Um terceiro ponto é que a legislação
prevê isenção de tributos para ministros de organizações religiosas que vivam
em “razão da fé”, isto é, que recebam apenas uma ajuda de custo da igreja para
manter os custos básicos de vida. “Não é toda pessoa que trabalha em uma igreja
que teria essa isenção. Se um religioso recebe valores que são notadamente
muito superiores àqueles necessários à sua subsistência, aí nós podemos ter
questionamentos”, define Coimbra.
Dessa forma, os R$ 460 milhões de
dívidas de entidades religiosas com a Receita são apenas as que não foram
enquadradas em nenhuma dessas três situações. E, como ressalta a professora
Tathiane Piscitelli, da Faculdade de Direito da Fundação Getulio Vargas de São
Paulo, as organizações podem recorrer da decisão da Receita de inscrever suas
dívidas no cadastro, além da possibilidade de brigar na Justiça para ampliar a
imunidade em relação às atividades das igrejas.

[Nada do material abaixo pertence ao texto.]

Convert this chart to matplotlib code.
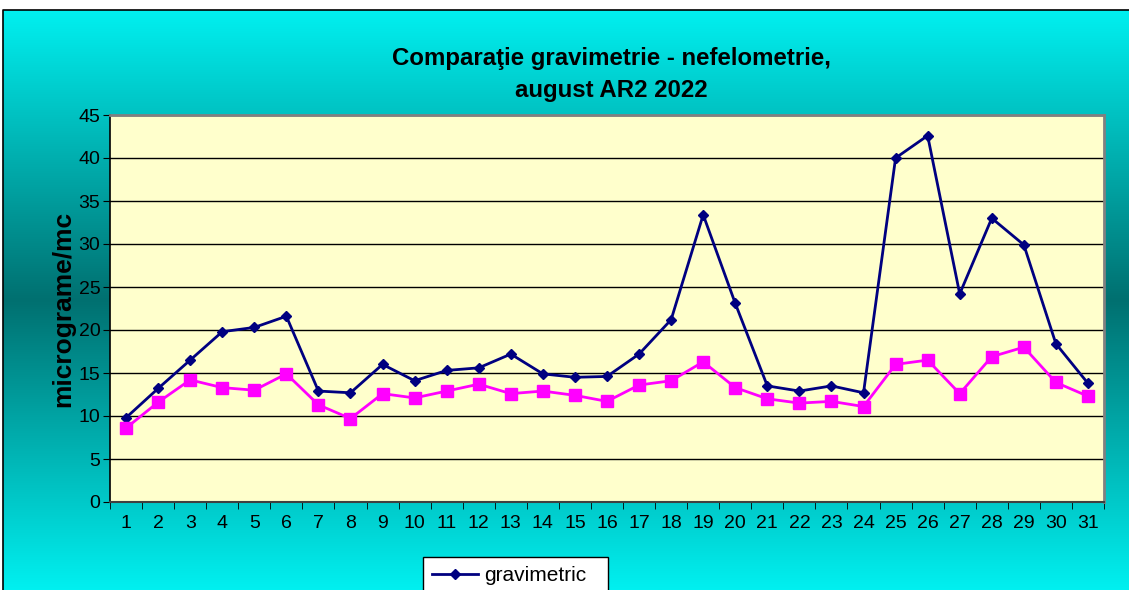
import numpy as np
import matplotlib
matplotlib.use('Agg')
import matplotlib.pyplot as plt
from matplotlib.colors import LinearSegmentedColormap

# date (august 2022, AR2)
zile = [str(i) for i in range(1, 32)]
gravimetric = [9.8, 13.2, 16.5, 19.8, 20.3, 21.6, 12.9, 12.7, 16.0, 14.1,
               15.3, 15.6, 17.2, 14.9, 14.5, 14.6, 17.2, 21.2, 33.4, 23.1,
               13.5, 12.9, 13.5, 12.7, 40.0, 42.6, 24.2, 33.0, 29.9, 18.4, 13.8]
nefelometric = [8.6, 11.6, 14.2, 13.3, 13.0, 14.9, 11.3, 9.7, 12.6, 12.1,
                12.9, 13.7, 12.6, 12.9, 12.4, 11.7, 13.6, 14.1, 16.3, 13.3,
                12.0, 11.5, 11.7, 11.1, 16.0, 16.5, 12.6, 16.9, 18.0, 13.9, 12.3]
y_ticks = [0, 5, 10, 15, 20, 25, 30, 35, 40, 45]

plt.rcParams['font.family'] = ['Liberation Sans', 'DejaVu Sans']

W, H = 1129, 590
fig = plt.figure(figsize=(W / 100, H / 100), dpi=100)
fig.patch.set_facecolor('white')

# fundal cu gradient (cyan - teal - cyan)
bg = fig.add_axes([0, 0, 1, 1], zorder=-1)
cmap = LinearSegmentedColormap.from_list('bg', ['#00F0F0', '#007070', '#00F0F0'])
grad = np.linspace(0, 1, 256).reshape(-1, 1)
bg.imshow(grad, cmap=cmap, aspect='auto', extent=[3, W, H, 10])
bg.plot([3, 3, W], [H, 10, 10], color='black', lw=1.2)
bg.set_xlim(0, W)
bg.set_ylim(H, 0)
bg.axis('off')

ax = fig.add_axes([110 / W, 1 - 502 / H, (1104 - 110) / W, (502 - 115) / H])
ax.set_facecolor('#FFFFCC')
x = np.arange(len(zile))
ax.plot(x, gravimetric, color='#000080', lw=2, marker='D', markersize=5,
        label='gravimetric', zorder=3)
ax.plot(x, nefelometric, color='#FF00FF', lw=2, marker='s', markersize=8,
        label='nefelometric', zorder=3)

ax.set_xlim(-0.5, len(zile) - 0.5)
ax.set_ylim(0, 45)
ax.set_yticks(y_ticks)
ax.yaxis.grid(True, color='black', lw=1)
ax.set_axisbelow(True)
ax.set_xticks(x)
ax.set_xticklabels(zile)
ax.set_xticks(np.arange(len(zile) + 1) - 0.5, minor=True)
ax.tick_params(axis='x', which='major', length=0, labelsize=14, pad=9)
ax.tick_params(axis='x', which='minor', length=5, direction='out')
ax.tick_params(axis='y', length=5, direction='out', labelsize=14, pad=2)
for s in ['top', 'right']:
    ax.spines[s].set_color('#808080')
    ax.spines[s].set_linewidth(2)
ax.spines['bottom'].set_color('#404040')
ax.spines['bottom'].set_linewidth(1.5)
ax.spines['left'].set_color('black')
ax.spines['left'].set_linewidth(1.2)

ax.set_ylabel('micrograme/mc', fontsize=19, fontweight='bold', labelpad=2)

fig.text(611 / W, 1 - 59 / H, 'Comparaţie gravimetrie - nefelometrie,',
         ha='center', va='center', fontsize=17.3, fontweight='bold')
fig.text(611 / W, 1 - 90 / H, 'august AR2 2022',
         ha='center', va='center', fontsize=17.3, fontweight='bold')

# legenda iese in afara imaginii, ca in original
leg = fig.legend(loc='upper left', bbox_to_anchor=(423 / W, 1 - 557 / H),
                 fontsize=15, fancybox=False, framealpha=1, edgecolor='black',
                 handlelength=2.2, handletextpad=0.3, borderpad=0.45,
                 labelspacing=1.0, borderaxespad=0)
leg.get_frame().set_linewidth(1)

plt.savefig('out.png', dpi=100)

“Há um debate sobre a conveniência de
se manter essa imunidade sobre os templos. Há quem aponte que ela protege a
liberdade religiosa, mas há entidades que têm estrutura empresarial e não são
tributadas. Muito facilmente você constrói uma narrativa que a televisão ou
outra atividade é essencial para a propagação da religião. E é exatamente esse
o ponto de quem critica a imunidade, porque ela pode abrir brecha para
situações de abuso”, avalia.
Tathiane cita o embate jurídico entre
a Igreja Universal (que deve R$ 222 mil à Receita) e o estado de São Paulo e a
Receita: a igreja foi contra o pagamento de quase R$ 2 milhões de ICMS e outros
impostos sobre a importação de pedras de Israel para construção do Templo de
Salomão, no centro de São Paulo. “Houve um grande debate no Judiciário e o STJ
reconheceu a existência da imunidade porque se destinava à construção do
templo”, conta. A universal teria gasto cerca de R$ 400 milhões com o Templo de
Salomão.
Como uma dívida
entra no cadastro do governo
Uma dívida entra na lista ativa da União após o
responsável pelo débito não pagar o valor espontaneamente, o que leva a
Procuradoria-Geral da Fazenda Nacional (PGFN) a entrar com processo de execução
fiscal. Enquanto não é paga, a dívida é atualizada mensalmente pela taxa Selic.
Pessoas e empresas que estão no cadastro de dívidas não conseguem certidão de
regularidade, o que as impede de tomar financiamentos públicos. A cobrança
eventualmente chega à Justiça, que pode penhorar bens dos devedores, como imóveis
e veículos, para cobrir o valor devido.
EM TEMPO: Jesus está mal representado, aqui na terra, com milhões de pecadores, devedores e exploradores da fé dos irmãos. E agora presidente Bolsonaro, vai, ou não, apresentar a "arminha" para os "irmãos" pagarem o que devem?